● JOB:
Starting at the top of the listing, extract every line up to and including the one with "plt.rcParams['font.family'] = ['DejaVu Sans']". Pictures stay out of the copy.
■ ■ ■ ■
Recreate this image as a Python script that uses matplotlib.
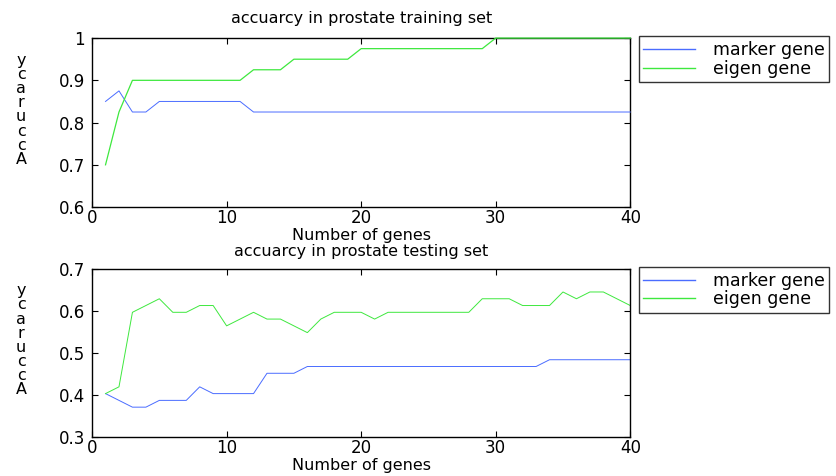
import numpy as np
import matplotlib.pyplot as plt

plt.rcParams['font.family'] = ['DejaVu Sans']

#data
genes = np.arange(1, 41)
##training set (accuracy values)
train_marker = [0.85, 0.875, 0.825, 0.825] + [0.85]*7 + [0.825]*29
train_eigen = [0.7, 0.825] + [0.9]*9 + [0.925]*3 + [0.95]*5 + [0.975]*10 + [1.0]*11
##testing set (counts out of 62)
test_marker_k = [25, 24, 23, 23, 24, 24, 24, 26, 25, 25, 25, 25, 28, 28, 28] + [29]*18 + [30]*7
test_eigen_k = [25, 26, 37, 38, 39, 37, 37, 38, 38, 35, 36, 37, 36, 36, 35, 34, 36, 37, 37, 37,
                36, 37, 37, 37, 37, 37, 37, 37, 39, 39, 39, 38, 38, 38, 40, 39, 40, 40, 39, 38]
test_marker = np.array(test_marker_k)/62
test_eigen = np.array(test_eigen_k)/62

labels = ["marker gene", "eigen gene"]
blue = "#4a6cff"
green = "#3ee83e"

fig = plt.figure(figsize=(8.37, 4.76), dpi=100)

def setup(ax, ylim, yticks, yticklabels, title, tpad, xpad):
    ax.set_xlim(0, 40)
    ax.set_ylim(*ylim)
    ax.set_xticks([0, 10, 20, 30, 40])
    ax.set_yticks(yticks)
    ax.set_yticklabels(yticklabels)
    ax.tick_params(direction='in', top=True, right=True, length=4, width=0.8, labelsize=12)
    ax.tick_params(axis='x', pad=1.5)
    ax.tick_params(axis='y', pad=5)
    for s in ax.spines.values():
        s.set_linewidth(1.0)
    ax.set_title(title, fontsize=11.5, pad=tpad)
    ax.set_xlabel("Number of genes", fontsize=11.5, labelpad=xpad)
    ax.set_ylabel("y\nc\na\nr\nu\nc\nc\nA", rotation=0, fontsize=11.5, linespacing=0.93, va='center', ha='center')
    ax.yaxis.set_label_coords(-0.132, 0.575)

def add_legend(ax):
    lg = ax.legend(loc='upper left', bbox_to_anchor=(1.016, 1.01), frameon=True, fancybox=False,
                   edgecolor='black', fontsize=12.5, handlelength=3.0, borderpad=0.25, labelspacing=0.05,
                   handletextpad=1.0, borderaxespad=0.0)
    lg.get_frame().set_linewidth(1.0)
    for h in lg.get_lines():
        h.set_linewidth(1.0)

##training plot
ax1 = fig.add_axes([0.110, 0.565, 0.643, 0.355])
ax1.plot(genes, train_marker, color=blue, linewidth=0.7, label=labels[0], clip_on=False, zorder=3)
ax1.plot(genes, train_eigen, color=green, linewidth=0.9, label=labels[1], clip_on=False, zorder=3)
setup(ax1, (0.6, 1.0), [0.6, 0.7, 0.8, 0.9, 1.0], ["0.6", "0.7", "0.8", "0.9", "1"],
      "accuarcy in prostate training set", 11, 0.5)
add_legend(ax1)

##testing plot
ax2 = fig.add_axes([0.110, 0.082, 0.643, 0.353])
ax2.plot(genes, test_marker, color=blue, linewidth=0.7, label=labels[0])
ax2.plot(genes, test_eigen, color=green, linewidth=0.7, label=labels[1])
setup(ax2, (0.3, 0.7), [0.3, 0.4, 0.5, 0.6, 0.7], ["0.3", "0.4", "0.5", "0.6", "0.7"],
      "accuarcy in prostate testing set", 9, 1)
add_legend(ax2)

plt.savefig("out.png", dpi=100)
■ ■ ■ ■
● SOLUTION TO THIS PROBLEM:
Recreate this image as a Python script that uses matplotlib.
import numpy as np
import matplotlib.pyplot as plt

plt.rcParams['font.family'] = ['DejaVu Sans']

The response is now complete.